Task to complete:
Search the listing below for the word "this" and copy each line that holds it.

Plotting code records

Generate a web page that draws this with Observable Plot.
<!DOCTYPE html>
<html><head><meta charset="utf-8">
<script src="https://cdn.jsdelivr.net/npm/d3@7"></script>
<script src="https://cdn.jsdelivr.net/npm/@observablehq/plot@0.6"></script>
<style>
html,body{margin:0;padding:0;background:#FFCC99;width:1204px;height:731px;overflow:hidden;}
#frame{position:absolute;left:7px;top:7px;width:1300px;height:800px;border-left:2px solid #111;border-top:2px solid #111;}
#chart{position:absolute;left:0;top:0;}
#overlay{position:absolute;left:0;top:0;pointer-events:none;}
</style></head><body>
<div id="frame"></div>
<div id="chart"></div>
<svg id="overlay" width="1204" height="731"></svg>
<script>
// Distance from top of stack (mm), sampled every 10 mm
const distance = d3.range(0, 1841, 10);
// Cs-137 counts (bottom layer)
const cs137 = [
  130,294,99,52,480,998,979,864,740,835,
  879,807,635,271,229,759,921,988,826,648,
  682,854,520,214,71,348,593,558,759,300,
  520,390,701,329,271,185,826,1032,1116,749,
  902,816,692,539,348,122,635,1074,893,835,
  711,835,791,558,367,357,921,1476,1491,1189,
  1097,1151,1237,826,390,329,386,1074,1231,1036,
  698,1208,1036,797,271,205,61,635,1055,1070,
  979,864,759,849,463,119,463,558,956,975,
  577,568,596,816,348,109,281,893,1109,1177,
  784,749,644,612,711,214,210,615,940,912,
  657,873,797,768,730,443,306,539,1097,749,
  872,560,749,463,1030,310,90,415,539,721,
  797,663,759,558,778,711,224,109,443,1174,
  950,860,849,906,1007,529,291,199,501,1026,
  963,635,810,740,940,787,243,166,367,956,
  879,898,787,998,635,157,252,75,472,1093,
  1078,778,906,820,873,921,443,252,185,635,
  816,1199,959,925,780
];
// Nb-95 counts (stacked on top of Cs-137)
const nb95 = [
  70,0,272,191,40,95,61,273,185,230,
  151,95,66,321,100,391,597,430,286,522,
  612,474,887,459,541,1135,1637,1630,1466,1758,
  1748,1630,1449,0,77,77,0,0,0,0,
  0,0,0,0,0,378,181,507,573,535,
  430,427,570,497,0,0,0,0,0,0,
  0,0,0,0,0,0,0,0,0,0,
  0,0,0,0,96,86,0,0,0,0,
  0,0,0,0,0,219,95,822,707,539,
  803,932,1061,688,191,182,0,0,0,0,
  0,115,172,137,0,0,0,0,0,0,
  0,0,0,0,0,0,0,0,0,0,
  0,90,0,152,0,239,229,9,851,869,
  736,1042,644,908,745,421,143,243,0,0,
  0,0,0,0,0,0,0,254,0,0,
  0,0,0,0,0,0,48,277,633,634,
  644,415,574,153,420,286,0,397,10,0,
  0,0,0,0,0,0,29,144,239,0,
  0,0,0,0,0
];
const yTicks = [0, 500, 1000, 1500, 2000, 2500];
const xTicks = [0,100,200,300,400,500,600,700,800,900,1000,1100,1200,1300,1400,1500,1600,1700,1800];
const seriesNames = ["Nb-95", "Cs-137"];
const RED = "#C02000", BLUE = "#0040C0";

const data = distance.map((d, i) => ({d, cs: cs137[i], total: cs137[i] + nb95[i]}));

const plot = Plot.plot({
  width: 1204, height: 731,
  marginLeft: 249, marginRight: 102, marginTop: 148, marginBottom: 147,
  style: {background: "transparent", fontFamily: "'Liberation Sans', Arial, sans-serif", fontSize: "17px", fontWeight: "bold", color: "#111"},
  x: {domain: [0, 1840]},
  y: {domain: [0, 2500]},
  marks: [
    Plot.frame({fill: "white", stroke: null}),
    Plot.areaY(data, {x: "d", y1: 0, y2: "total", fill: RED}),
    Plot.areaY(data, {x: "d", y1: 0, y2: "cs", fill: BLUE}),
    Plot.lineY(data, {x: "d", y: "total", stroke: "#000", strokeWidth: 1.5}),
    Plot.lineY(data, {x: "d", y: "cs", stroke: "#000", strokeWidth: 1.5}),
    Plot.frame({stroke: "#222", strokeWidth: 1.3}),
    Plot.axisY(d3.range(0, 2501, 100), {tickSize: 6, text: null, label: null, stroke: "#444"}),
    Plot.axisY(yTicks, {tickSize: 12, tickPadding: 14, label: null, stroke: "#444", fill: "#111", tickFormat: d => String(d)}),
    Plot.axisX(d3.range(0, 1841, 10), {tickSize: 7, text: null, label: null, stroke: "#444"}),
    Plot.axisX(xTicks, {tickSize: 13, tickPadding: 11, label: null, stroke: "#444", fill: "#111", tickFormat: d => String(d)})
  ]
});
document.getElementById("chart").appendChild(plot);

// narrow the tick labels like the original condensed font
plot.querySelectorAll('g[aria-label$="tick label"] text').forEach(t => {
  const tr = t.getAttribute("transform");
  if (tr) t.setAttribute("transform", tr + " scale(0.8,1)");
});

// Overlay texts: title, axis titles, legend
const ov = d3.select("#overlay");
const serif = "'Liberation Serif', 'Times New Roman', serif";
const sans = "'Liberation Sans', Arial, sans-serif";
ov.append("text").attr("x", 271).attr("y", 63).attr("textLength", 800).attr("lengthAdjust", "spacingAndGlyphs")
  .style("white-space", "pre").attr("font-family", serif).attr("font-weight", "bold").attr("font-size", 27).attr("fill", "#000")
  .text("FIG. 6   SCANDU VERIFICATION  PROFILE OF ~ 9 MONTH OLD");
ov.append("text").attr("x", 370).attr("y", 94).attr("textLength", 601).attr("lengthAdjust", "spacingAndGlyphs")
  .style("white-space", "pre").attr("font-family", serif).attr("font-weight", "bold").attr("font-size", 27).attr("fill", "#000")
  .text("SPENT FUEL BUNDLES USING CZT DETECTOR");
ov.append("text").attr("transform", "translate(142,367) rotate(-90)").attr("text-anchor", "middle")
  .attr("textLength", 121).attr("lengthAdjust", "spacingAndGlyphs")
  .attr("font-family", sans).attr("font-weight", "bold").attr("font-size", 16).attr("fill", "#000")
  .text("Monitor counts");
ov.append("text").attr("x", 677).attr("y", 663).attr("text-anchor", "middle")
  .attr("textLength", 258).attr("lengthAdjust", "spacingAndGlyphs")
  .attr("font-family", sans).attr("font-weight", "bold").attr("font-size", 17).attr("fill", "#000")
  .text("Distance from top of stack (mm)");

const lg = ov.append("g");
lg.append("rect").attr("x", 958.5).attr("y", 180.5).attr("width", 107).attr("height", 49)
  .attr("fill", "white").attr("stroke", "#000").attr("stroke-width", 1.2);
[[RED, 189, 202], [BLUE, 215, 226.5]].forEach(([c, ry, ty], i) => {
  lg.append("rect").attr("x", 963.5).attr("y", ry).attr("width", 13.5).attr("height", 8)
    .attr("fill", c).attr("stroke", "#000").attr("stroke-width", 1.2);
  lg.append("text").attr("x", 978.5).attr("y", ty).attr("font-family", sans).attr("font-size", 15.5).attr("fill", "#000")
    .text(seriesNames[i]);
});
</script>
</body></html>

==

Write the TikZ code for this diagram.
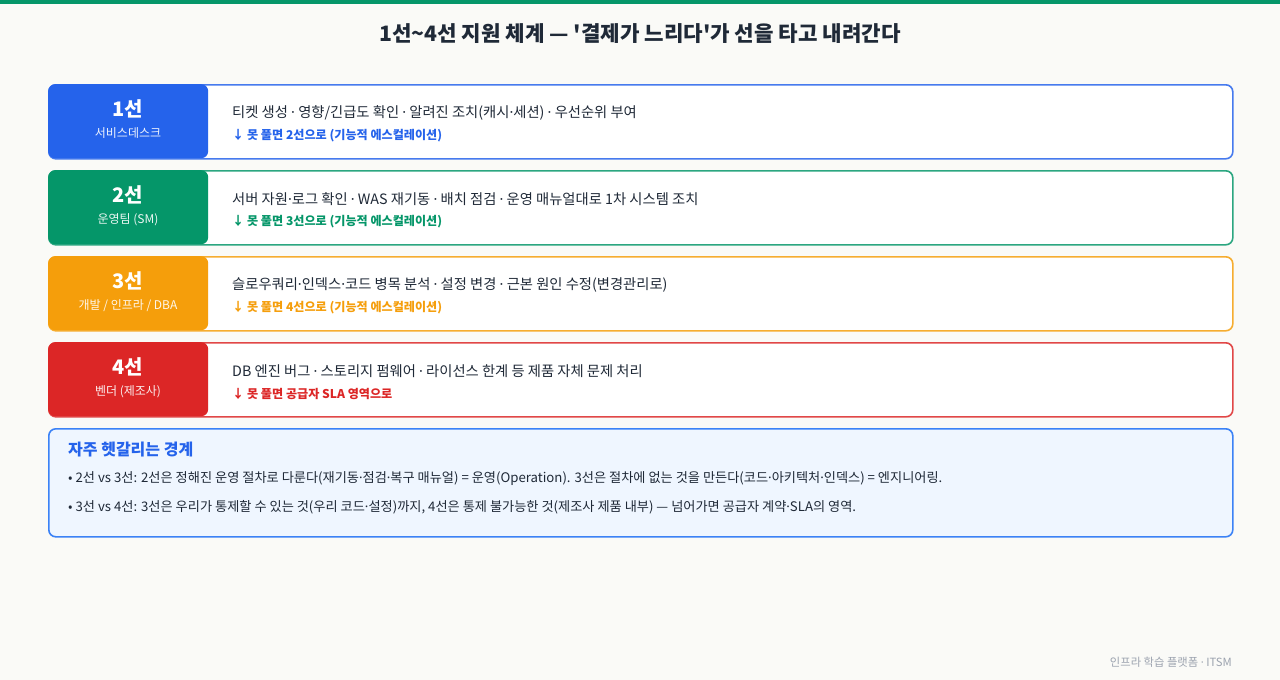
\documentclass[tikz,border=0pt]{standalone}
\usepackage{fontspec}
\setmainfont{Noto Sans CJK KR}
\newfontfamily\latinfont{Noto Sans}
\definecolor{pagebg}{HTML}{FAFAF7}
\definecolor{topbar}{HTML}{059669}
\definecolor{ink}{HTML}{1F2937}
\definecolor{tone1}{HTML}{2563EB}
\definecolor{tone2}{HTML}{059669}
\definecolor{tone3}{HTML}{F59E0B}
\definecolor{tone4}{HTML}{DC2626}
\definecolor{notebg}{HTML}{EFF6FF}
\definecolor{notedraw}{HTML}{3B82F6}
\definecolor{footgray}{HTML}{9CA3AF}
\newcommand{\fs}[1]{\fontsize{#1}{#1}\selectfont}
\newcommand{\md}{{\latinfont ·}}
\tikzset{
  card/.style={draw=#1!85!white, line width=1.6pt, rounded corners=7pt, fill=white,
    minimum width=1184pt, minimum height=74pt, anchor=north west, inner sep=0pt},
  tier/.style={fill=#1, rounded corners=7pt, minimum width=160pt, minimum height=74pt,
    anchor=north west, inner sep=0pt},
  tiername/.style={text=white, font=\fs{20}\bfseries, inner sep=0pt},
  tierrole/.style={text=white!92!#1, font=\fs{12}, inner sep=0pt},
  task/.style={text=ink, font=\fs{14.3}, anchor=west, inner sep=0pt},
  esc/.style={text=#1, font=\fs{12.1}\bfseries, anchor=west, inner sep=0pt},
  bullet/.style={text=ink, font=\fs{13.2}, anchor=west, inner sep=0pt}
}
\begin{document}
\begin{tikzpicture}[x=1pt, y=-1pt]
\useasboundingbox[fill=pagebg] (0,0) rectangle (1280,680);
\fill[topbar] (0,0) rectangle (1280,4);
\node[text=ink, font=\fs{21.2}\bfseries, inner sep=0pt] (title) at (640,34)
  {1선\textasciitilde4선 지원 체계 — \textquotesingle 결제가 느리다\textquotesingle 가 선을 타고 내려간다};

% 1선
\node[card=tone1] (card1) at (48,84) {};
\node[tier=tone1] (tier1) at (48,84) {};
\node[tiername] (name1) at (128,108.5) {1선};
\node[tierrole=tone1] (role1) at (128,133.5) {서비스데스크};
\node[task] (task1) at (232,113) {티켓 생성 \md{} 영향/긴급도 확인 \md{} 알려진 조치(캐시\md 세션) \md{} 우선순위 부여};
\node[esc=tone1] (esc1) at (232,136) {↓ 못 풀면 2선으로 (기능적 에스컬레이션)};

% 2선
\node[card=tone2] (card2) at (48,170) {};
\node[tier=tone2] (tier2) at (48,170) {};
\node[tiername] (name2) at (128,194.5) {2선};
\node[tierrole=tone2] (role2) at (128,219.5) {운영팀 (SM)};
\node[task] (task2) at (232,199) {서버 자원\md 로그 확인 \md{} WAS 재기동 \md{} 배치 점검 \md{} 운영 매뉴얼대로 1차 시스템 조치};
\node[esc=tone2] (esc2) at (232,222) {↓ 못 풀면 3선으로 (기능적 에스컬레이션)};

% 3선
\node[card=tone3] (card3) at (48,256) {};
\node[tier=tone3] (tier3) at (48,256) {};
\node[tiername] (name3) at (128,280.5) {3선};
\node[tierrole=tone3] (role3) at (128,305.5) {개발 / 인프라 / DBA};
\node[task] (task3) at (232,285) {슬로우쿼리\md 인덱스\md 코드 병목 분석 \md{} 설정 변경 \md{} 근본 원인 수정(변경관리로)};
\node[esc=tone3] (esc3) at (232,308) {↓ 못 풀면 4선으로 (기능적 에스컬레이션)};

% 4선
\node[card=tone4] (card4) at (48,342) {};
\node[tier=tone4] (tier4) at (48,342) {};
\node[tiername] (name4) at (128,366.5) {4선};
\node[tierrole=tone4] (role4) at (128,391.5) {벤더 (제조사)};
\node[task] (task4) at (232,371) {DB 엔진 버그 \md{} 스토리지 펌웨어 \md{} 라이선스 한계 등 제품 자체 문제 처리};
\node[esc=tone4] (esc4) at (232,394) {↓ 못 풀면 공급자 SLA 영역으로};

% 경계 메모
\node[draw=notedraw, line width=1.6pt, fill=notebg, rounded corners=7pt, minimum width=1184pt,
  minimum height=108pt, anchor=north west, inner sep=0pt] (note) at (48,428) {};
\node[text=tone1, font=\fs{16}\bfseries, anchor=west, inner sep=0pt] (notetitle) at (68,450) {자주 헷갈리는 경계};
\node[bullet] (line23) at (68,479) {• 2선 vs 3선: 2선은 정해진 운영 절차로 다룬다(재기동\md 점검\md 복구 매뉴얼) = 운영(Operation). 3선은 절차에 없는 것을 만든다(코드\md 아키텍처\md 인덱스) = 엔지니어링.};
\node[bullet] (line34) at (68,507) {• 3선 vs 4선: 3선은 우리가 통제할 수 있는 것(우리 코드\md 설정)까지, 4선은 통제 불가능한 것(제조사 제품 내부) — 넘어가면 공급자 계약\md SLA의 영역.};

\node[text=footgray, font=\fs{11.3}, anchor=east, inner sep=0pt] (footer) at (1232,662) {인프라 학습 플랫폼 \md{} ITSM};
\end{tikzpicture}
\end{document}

Solution:
Generate a web page that draws this with Observable Plot.
Write the TikZ code for this diagram.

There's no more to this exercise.